-- Begin --
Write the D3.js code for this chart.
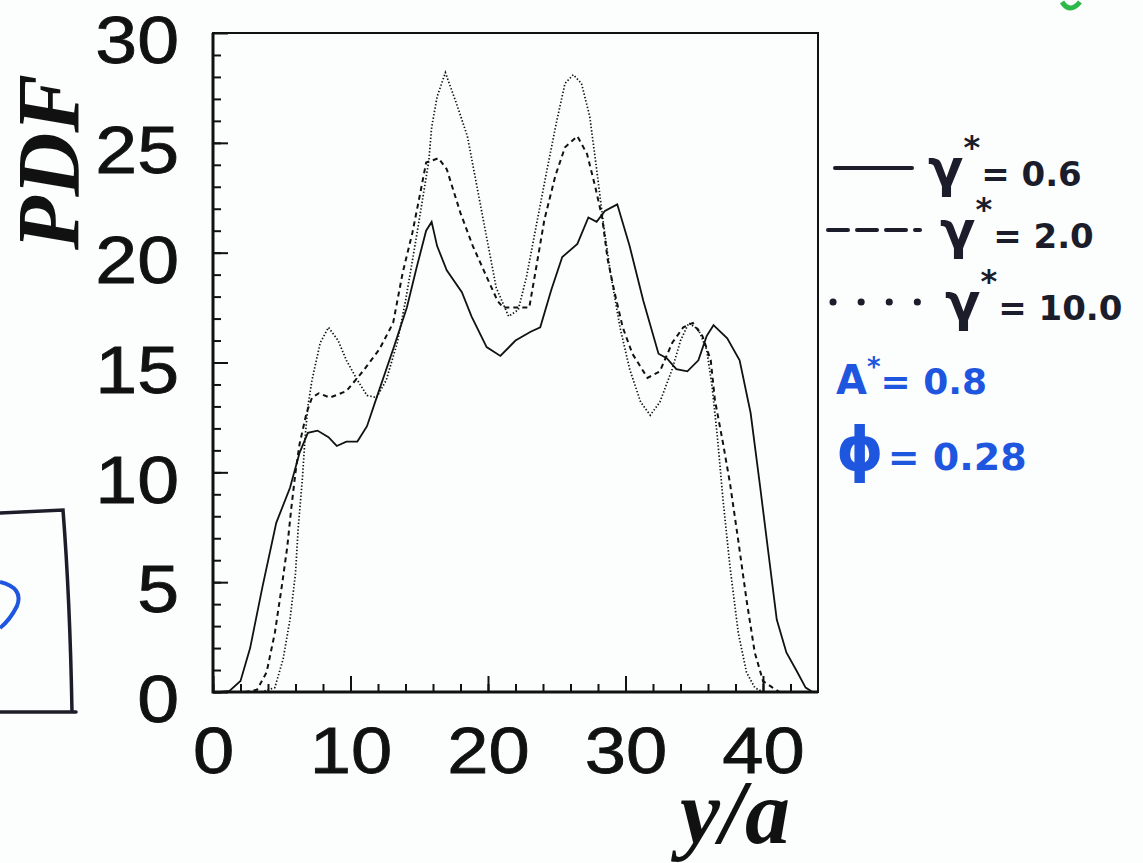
<!DOCTYPE html>
<html>
<head>
<meta charset="utf-8">
<script src="https://cdn.jsdelivr.net/npm/d3@7"></script>
<style>
  html, body { margin: 0; padding: 0; background: #fcfdfd; }
  svg { display: block; }
  .tick text { font-family: "Liberation Sans", Arial, sans-serif; fill: #111; stroke: #111; stroke-width: 0.8px; }
</style>
</head>
<body>
<div id="chart-container"></div>
<script>
// chart values: [y/a, PDF]
const gamma06 = [
  [0.5, 0], [1.2, 0.05], [2, 0.5], [2.7, 2], [3.6, 4.8], [4.6, 7.7], [5.6, 9.3],
  [6.3, 10.9], [6.9, 11.8], [7.6, 11.9], [8.4, 11.6], [9, 11.2], [9.7, 11.4],
  [10.5, 11.4], [11.2, 12.1], [11.9, 13.4], [13.1, 15.6], [14.1, 17.5], [14.8, 19.3],
  [15.5, 21], [15.9, 21.4], [16.3, 20.3], [17, 19.2], [18.1, 18.2], [18.8, 17.1],
  [19.9, 15.7], [20.9, 15.3], [22, 16], [23.1, 16.4], [23.8, 16.6], [24.6, 18.3],
  [25.4, 19.8], [26.5, 20.4], [27.3, 21.6], [27.9, 21.4], [28.5, 21.9], [29.4, 22.2],
  [30.3, 20.3], [31.3, 17.8], [32.4, 15.4], [33, 15.2], [33.7, 14.7], [34.5, 14.6],
  [35.3, 15.1], [35.9, 16.2], [36.4, 16.7], [37.4, 16.1], [38.3, 15.1], [39.1, 12.7],
  [39.8, 9.3], [40.4, 6.3], [41, 3.3], [41.7, 1.8], [42.5, 0.9], [43.1, 0.2], [43.6, 0]
];
const gamma20 = [
  [2.3, 0], [3.2, 0.1], [3.9, 0.9], [4.5, 2.7], [5, 4.8], [5.4, 6.6], [5.7, 8.4],
  [6, 10], [6.3, 11.3], [6.8, 12.7], [7.2, 13.4], [7.7, 13.6], [8.5, 13.4], [9.7, 13.7],
  [10.9, 14.6], [12.1, 15.6], [13.1, 16.8], [13.8, 19.1], [14.5, 20.9], [15.1, 22.8],
  [15.5, 24.1], [16.4, 24.3], [17, 23.8], [18, 21.8], [18.9, 20.3], [19.9, 18.9],
  [20.7, 17.8], [21.1, 17.5], [22.5, 17.5], [23, 17.5], [23.5, 19.3], [24.1, 21.5],
  [24.9, 23.5], [25.6, 24.8], [26.5, 25.3], [27.2, 24.5], [27.8, 23], [28.3, 21.6],
  [28.7, 19.7], [29.2, 18.2], [29.8, 16.6], [30.5, 15.4], [31.6, 14.3], [32.5, 14.6],
  [33.4, 15.9], [34.2, 16.6], [34.9, 16.8], [35.6, 16.2], [36.2, 15.1], [36.5, 13.3],
  [37.1, 11.3], [37.6, 9.5], [38.2, 6.9], [38.8, 4.2], [39.4, 1.8], [40, 0.5],
  [40.7, 0.2], [41.2, 0]
];
const gamma100 = [
  [3.5, 0], [4.5, 0.2], [5.1, 1.5], [5.6, 3.3], [6, 5.4], [6.2, 7.5], [6.5, 9.7],
  [6.7, 11.6], [6.9, 13], [7.2, 14.2], [7.8, 15.9], [8.4, 16.6], [9.1, 16], [9.7, 15.1],
  [10.5, 14.2], [11.2, 13.5], [11.9, 13.4], [12.6, 14.2], [13.4, 15.9], [14, 17.8],
  [14.6, 20], [15, 21.5], [15.7, 24.2], [15.9, 25.7], [16.3, 27.1], [16.9, 28.2],
  [17.7, 26.8], [18.5, 25.3], [19.2, 23], [19.9, 20.7], [20.6, 18.4], [21.5, 17.1],
  [22.2, 17.4], [22.8, 18.9], [23.5, 21.2], [24.3, 23.8], [25, 26], [25.6, 27.7],
  [26.2, 28.1], [26.8, 27.7], [27.4, 26.2], [27.9, 23.8], [28.4, 21.3], [28.9, 19.1],
  [29.6, 16.6], [30.3, 14.7], [31.1, 13.2], [31.8, 12.6], [32.5, 13.2], [33.4, 14.7],
  [34, 16], [34.6, 16.8], [35.3, 16.5], [35.9, 15.6], [36.3, 13.9], [36.7, 11.5],
  [37.1, 8.7], [37.6, 5.7], [38.2, 2.7], [38.8, 0.9], [39.4, 0.2], [40, 0]
];

const xTicks = [0, 10, 20, 30, 40];
const xMinorTicks = d3.range(0, 44, 2);
const yTicks = [0, 5, 10, 15, 20, 25, 30];
const yMinorTicks = d3.range(0, 30, 1);

const legendLabels = ["0.6", "2.0", "10.0"];
const paramLabels = [["A", "= 0.8"], ["\u03d5", "= 0.28"]];

// dimensions and margins
const margin = { top: 33, right: 325, bottom: 171, left: 213 };
const width = 1143 - margin.left - margin.right;
const height = 863 - margin.top - margin.bottom;

// the scanned digits are wider than the font, so stretch them
const stretch = 1.14;

const xScale = d3.scaleLinear().domain([0, 44]).range([0, width]);
const yScale = d3.scaleLinear().domain([0, 30]).range([height, 0]);

const root = d3
  .select("#chart-container")
  .append("svg")
  .attr("width", 1143)
  .attr("height", 863);

const svg = root
  .append("g")
  .attr("transform", `translate(${margin.left}, ${margin.top})`);

// minor ticks (inside the frame)
svg
  .append("g")
  .attr("transform", `translate(0, ${height})`)
  .call(d3.axisBottom(xScale).tickValues(xMinorTicks).tickSize(-8).tickFormat(""))
  .call((g) => g.select(".domain").remove())
  .selectAll(".tick line")
  .attr("stroke", "#111")
  .attr("stroke-width", 2);

svg
  .append("g")
  .call(d3.axisLeft(yScale).tickValues(yMinorTicks).tickSize(-8).tickFormat(""))
  .call((g) => g.select(".domain").remove())
  .selectAll(".tick line")
  .attr("stroke", "#111")
  .attr("stroke-width", 2);

// major ticks with labels
const xAxis = d3
  .axisBottom(xScale)
  .tickValues(xTicks)
  .tickSizeInner(-16)
  .tickSizeOuter(0)
  .tickPadding(35)
  .tickFormat(d3.format("d"));

svg
  .append("g")
  .attr("class", "x-axis")
  .attr("transform", `translate(0, ${height})`)
  .call(xAxis)
  .call((g) => g.select(".domain").remove())
  .call((g) => g.selectAll(".tick line").attr("stroke", "#111").attr("stroke-width", 2))
  .selectAll(".tick text")
  .attr("transform", `scale(${stretch},1)`)
  .style("font-size", "65px");

const yAxis = d3
  .axisLeft(yScale)
  .tickValues(yTicks)
  .tickSizeInner(-15)
  .tickSizeOuter(0)
  .tickPadding(34)
  .tickFormat(d3.format("d"));

svg
  .append("g")
  .attr("class", "y-axis")
  .call(yAxis)
  .call((g) => g.select(".domain").remove())
  .call((g) => g.selectAll(".tick line").attr("stroke", "#111").attr("stroke-width", 2))
  .selectAll(".tick text")
  .attr("x", -34 / stretch)
  .attr("dy", "0.45em")
  .attr("transform", `scale(${stretch},1)`)
  .style("font-size", "66px");

// frame
svg
  .append("rect")
  .attr("width", width)
  .attr("height", height)
  .attr("fill", "none")
  .attr("stroke", "#111")
  .attr("stroke-width", 2);

svg
  .append("path")
  .attr("d", `M0,0V${height}H${width}`)
  .attr("fill", "none")
  .attr("stroke", "#111")
  .attr("stroke-width", 3);

// curves
const line = d3
  .line()
  .x((d) => xScale(d[0]))
  .y((d) => yScale(d[1]));

const series = [
  { data: gamma06, dash: null, w: 1.8 },
  { data: gamma20, dash: "5,4", w: 2 },
  { data: gamma100, dash: "1.4,2", w: 1.7 }
];

svg
  .selectAll(".curve")
  .data(series)
  .join("path")
  .attr("class", "curve")
  .attr("d", (d) => line(d.data))
  .attr("fill", "none")
  .attr("stroke", "#111")
  .attr("stroke-width", (d) => d.w)
  .attr("stroke-dasharray", (d) => d.dash);

// axis titles
root
  .append("text")
  .attr("transform", "translate(78, 162) rotate(-90)")
  .attr("text-anchor", "middle")
  .style("font-family", "'Liberation Serif', 'Times New Roman', serif")
  .style("font-weight", "bold")
  .style("font-style", "italic")
  .style("font-size", "88px")
  .attr("fill", "#111")
  .text("PDF");

root
  .append("text")
  .attr("x", 790)
  .attr("y", 843)
  .attr("text-anchor", "end")
  .style("font-family", "'Liberation Serif', 'Times New Roman', serif")
  .style("font-weight", "bold")
  .style("font-style", "italic")
  .style("font-size", "90px")
  .attr("fill", "#111")
  .text("y/a");

// handwritten legend
const ink = "#1b1d2b";
const blue = "#1f56e0";
const hand = "'DejaVu Sans', sans-serif";

const legendY = [168, 230, 302];
const legendSample = [
  { x1: 835, x2: 912, dash: null },
  { x1: 828, x2: 920, dash: "20,9" },
  { x1: 833, x2: 922, dash: "0.1,28" }
];
const legend = root.append("g");

legendSample.forEach((s, i) => {
  legend
    .append("line")
    .attr("x1", s.x1)
    .attr("x2", s.x2)
    .attr("y1", legendY[i])
    .attr("y2", legendY[i])
    .attr("stroke", ink)
    .attr("stroke-width", i === 2 ? 7 : 4)
    .attr("stroke-linecap", "round")
    .attr("stroke-dasharray", s.dash);
});

const legendTextX = [928, 940, 945];
legendLabels.forEach((lab, i) => {
  const t = legend
    .append("text")
    .attr("x", legendTextX[i])
    .attr("y", legendY[i] + 18)
    .style("font-family", hand)
    .style("font-weight", "bold")
    .style("font-size", "34px")
    .attr("fill", ink);
  t.append("tspan").style("font-size", "52px").text("\u03b3");
  t.append("tspan").attr("dy", -28).style("font-size", "32px").text("*");
  t.append("tspan").attr("dy", 28).attr("dx", 1).text("= " + lab);
});

paramLabels.forEach((p, i) => {
  const t = legend
    .append("text")
    .attr("x", 836)
    .attr("y", i === 0 ? 394 : 470)
    .style("font-family", hand)
    .style("font-weight", "bold")
    .style("font-size", i === 0 ? "36px" : "38px")
    .attr("fill", blue);
  t.append("tspan").style("font-size", i === 0 ? "40px" : "60px").text(p[0]);
  if (i === 0) {
    t.append("tspan").attr("dy", -18).style("font-size", "26px").text("*");
    t.append("tspan").attr("dy", 18).text(p[1]);
  } else {
    t.append("tspan").attr("dx", 4).text(p[1]);
  }
});

// pen marks on the scan
root
  .append("path")
  .attr("d", "M0,513 L63,510 Q70,600 72,712 M0,712 L76,712")
  .attr("fill", "none")
  .attr("stroke", ink)
  .attr("stroke-width", 3.5)
  .attr("stroke-linecap", "round");

root
  .append("path")
  .attr("d", "M0,582 Q24,588 17,606 Q10,620 0,628")
  .attr("fill", "none")
  .attr("stroke", blue)
  .attr("stroke-width", 4);

root
  .append("path")
  .attr("d", "M1062,2 Q1070,14 1080,2")
  .attr("fill", "none")
  .attr("stroke", "#2db84a")
  .attr("stroke-width", 5);
</script>
</body>
</html>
-- End --
Exercise prompt. Write out each line of the data that holds the string "chart".

Answer for this exercise.
Write the D3.js code for this chart.
<div id="chart-container"></div>
// chart values: [y/a, PDF]
  .select("#chart-container")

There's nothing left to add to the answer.